I just tend to think that institutional knowledge does get built up(greater than the sum of its individual workers -thank you) enough to make us adequately capable of delivering what we have deemed to be a public good...the post. The author of that would be glad to know of things like FedEx, UPS and others though as well as the internet and email.
Maybe its my grounding in political philosophy and the teachings of Rousseau and others about us leaving the state of anture to enter into the social contract that makes me look askance at libertarianism of this level.
The collective morality of our culture prevents free market capitalism--and by definition its requisite inequalities--to be unacceptible. We have a collective sense of fairness in the US and we give up freedoms/opportunities daily to adhere to these collective notions dont we??
My apologies, I mis-typed:
"The collective morality of our culture prevents free market capitalism--and by definition its requisite inequalities--to be unacceptible. We have a collective sense of fairness in the US and we give up freedoms/opportunities daily to adhere to these collective notions dont we??"
that makes no sense....I meant to say "our culture prevents pure free market capitalism---it unacceptable"..
point being...markets are too efficient and therefore don't address issues of equality sufficiently.
You say "equality" like it's a good thing.
I never said "perfect" equality. I mean some measure of equality.
Are you saying you don't beleive in any measure of equality at all in our society/economy? That in fact you believe in perfect inequality!?!?!
>Are you saying you don't beleive in any measure of equality at all in our society/economy? That in fact you believe in perfect inequality!?!?!
Believe in like its a good or moral thing, or that it exists?
I do not think there is any moral value in equality, whether complete equality or just more-equality.
Neither relative standing nor equality of outcomes is an important goal. Absolute income levels are an important goal - and opportunity. Redistribution gains one more equality but lower absolute outcomes, and it hurts opportunity, hence I don't like redistribution as my goals do not include equality of outcomes and do include absolute measures of well-being.
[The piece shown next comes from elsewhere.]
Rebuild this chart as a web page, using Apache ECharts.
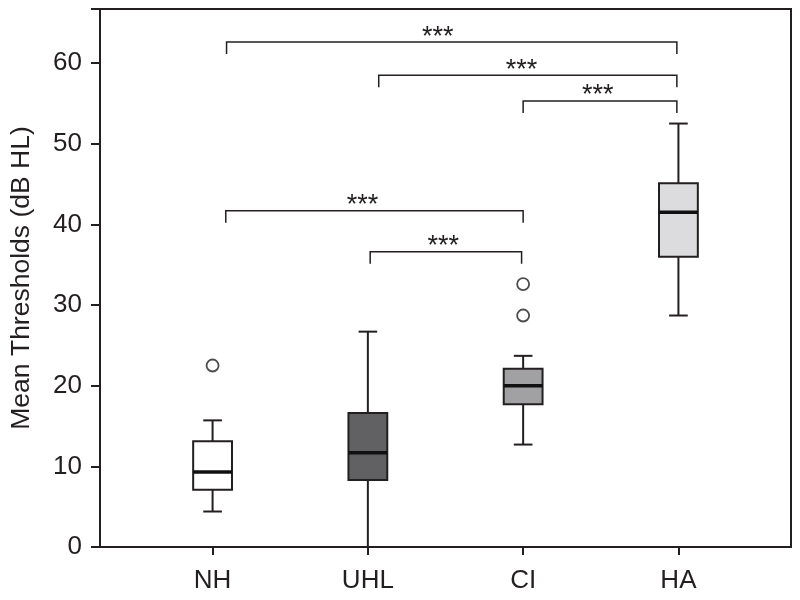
<!DOCTYPE html>
<html>
<head>
<meta charset="utf-8">
<script src="https://cdn.jsdelivr.net/npm/echarts@6/dist/echarts.min.js"></script>
<style>html,body{margin:0;padding:0;background:#fff;}#c{width:800px;height:600px;}</style>
</head>
<body>
<div id="c"></div>
<script>
// ---- data ----
var categories = ['NH', 'UHL', 'CI', 'HA'];
var groupX = [1, 2, 3, 4];
var lowerWhisker = [4.4, 0, 12.7, 28.7];
var q1 = [7.1, 8.3, 17.7, 36.0];
var median = [9.3, 11.7, 20.0, 41.5];
var q3 = [13.1, 16.6, 22.1, 45.1];
var upperWhisker = [15.7, 26.7, 23.7, 52.5];
var outlierX = [1, 3, 3];
var outlierY = [22.5, 28.7, 32.6];
// significance brackets: from x, to x, level, star label x
var bracketFrom = [1.09, 2.07, 3.0, 1.085, 2.015];
var bracketTo = [3.99, 3.99, 3.99, 3.0, 2.99];
var bracketLevel = [62.6, 58.5, 55.3, 41.7, 36.6];
var starX = [2.45, 2.99, 3.48, 1.965, 2.485];
var starText = ['***', '***', '***', '***', '***'];
var yTicks = [0, 10, 20, 30, 40, 50, 60];

// ---- styles ----
var fills = ['#ffffff', '#616163', '#a1a1a4', '#dcdcde'];
var ink = '#231f20';
var font = 'Liberation Sans, Arial, Helvetica, sans-serif';

var boxData = groupX.map(function (x, i) {
  return [x, lowerWhisker[i], q1[i], median[i], q3[i], upperWhisker[i], i];
});
var outlierData = outlierX.map(function (x, i) { return [x, outlierY[i]]; });
var bracketData = bracketFrom.map(function (f, i) { return [f, bracketTo[i], bracketLevel[i], starX[i], i]; });

var chart = echarts.init(document.getElementById('c'));
chart.setOption({
  animation: false,
  backgroundColor: '#ffffff',
  grid: { left: 100, right: 9, top: 9, bottom: 53, show: true, borderColor: ink, borderWidth: 2, backgroundColor: 'transparent' },
  xAxis: {
    type: 'value', min: 0.275, max: 4.725,
    splitLine: { show: false },
    axisLine: { lineStyle: { color: ink, width: 2 } },
    axisTick: { show: true, customValues: groupX, length: 8, lineStyle: { color: ink, width: 2 } },
    axisLabel: {
      customValues: groupX,
      formatter: function (v) { var i = groupX.indexOf(Math.round(v)); return i >= 0 ? categories[i] : ''; },
      fontSize: 26, color: ink, fontFamily: font, margin: 21
    }
  },
  yAxis: {
    type: 'value', min: 0, max: 66.7, interval: 10,
    name: 'Mean Thresholds (dB HL)', nameLocation: 'middle', nameGap: 65,
    nameTextStyle: { fontSize: 26.5, color: ink, fontFamily: font },
    splitLine: { show: false },
    axisLine: { show: true, lineStyle: { color: ink, width: 2 } },
    axisTick: { show: true, length: 9, lineStyle: { color: ink, width: 2 } },
    axisLabel: {
      fontSize: 26, color: ink, fontFamily: font, margin: 18,
      formatter: function (v) { return yTicks.indexOf(v) >= 0 ? String(v) : ''; }
    }
  },
  series: [
    {
      type: 'custom',
      data: boxData,
      encode: { x: 0, y: [1, 2, 3, 4, 5] },
      z: 3,
      renderItem: function (params, api) {
        var x = api.value(0);
        var idx = api.value(6);
        var pLow = api.coord([x, api.value(1)]);
        var pQ1 = api.coord([x, api.value(2)]);
        var pMed = api.coord([x, api.value(3)]);
        var pQ3 = api.coord([x, api.value(4)]);
        var pUp = api.coord([x, api.value(5)]);
        var bw = api.size([0.25, 0])[0];
        var cw = api.size([0.12, 0])[0];
        var cx = pQ1[0];
        var ls = { stroke: ink, lineWidth: 2 };
        return {
          type: 'group',
          children: [
            { type: 'line', shape: { x1: cx, y1: pLow[1], x2: cx, y2: pQ1[1] }, style: ls },
            { type: 'line', shape: { x1: cx, y1: pQ3[1], x2: cx, y2: pUp[1] }, style: ls },
            { type: 'line', shape: { x1: cx - cw / 2, y1: pLow[1], x2: cx + cw / 2, y2: pLow[1] }, style: ls },
            { type: 'line', shape: { x1: cx - cw / 2, y1: pUp[1], x2: cx + cw / 2, y2: pUp[1] }, style: ls },
            { type: 'rect', shape: { x: cx - bw / 2, y: pQ3[1], width: bw, height: pQ1[1] - pQ3[1] },
              style: { fill: fills[idx], stroke: ink, lineWidth: 2 } },
            { type: 'line', shape: { x1: cx - bw / 2, y1: pMed[1], x2: cx + bw / 2, y2: pMed[1] },
              style: { stroke: '#111', lineWidth: 3.5 } }
          ]
        };
      }
    },
    {
      type: 'scatter',
      data: outlierData,
      symbol: 'circle',
      symbolSize: 12,
      z: 4,
      itemStyle: { color: '#ffffff', borderColor: ink, borderWidth: 1.8 }
    },
    {
      type: 'custom',
      data: bracketData,
      encode: { x: [0, 1], y: 2 },
      z: 5,
      renderItem: function (params, api) {
        var i = api.value(4);
        var a = api.coord([api.value(0), api.value(2)]);
        var b = api.coord([api.value(1), api.value(2)]);
        var s = api.coord([api.value(3), api.value(2)]);
        var drop = 12;
        return {
          type: 'group',
          children: [
            { type: 'polyline', shape: { points: [[a[0], a[1] + drop], [a[0], a[1]], [b[0], b[1]], [b[0], b[1] + drop]] },
              style: { stroke: ink, lineWidth: 1.5, fill: null } },
            { type: 'text', x: s[0], y: a[1] - 5,
              style: { text: starText[i], fontSize: 27, fontFamily: font, fill: ink, align: 'center', verticalAlign: 'middle' } }
          ]
        };
      }
    }
  ]
});
</script>
</body>
</html>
"Fair" enough Liberty. Can't say I totally agree, but I catch your drift.
Economic inequality is the driving force behind all economic progress.
The inequality in salary between a highschool graduate and a college graduate is what causes people to invest significant amounts of time and money into continuing their educations.
The inequality in salary between a college graduate and a corporate CEO is what causes people to assume the tremendous risk of starting a new business.
Any effort to reduce economic inequality removes the reward incentive that causes people to strive for a better life, and so retards progress. And in the end, economic progress is the only thing that is capable of eliminating poverty, which is the real problem.
Hit the Bid: How much inequality are you prepared to destroy? Will it be worth the cost? How do you know this to be true or false?
"We have a collective sense of fairness in the US and we give up freedoms/opportunities daily to adhere to these collective notions dont we??"
The answer, from a methodological individualistic perspective, is no. The words "we" and "collective" are essentially nonsense. You must specify what those words literally mean to understand who is making decisions. What you probably mean to say is that a *majority* of Americans believe in fairness and that *everyone* gives up (willingly or by threat of force) freedoms and opportunities to satisfy the whims of a majority, whatever their beliefs on inequality.
No comment on whether this is a good or bad thing. Democracy's democracy, after all. But humans are humans, not wes or collectives.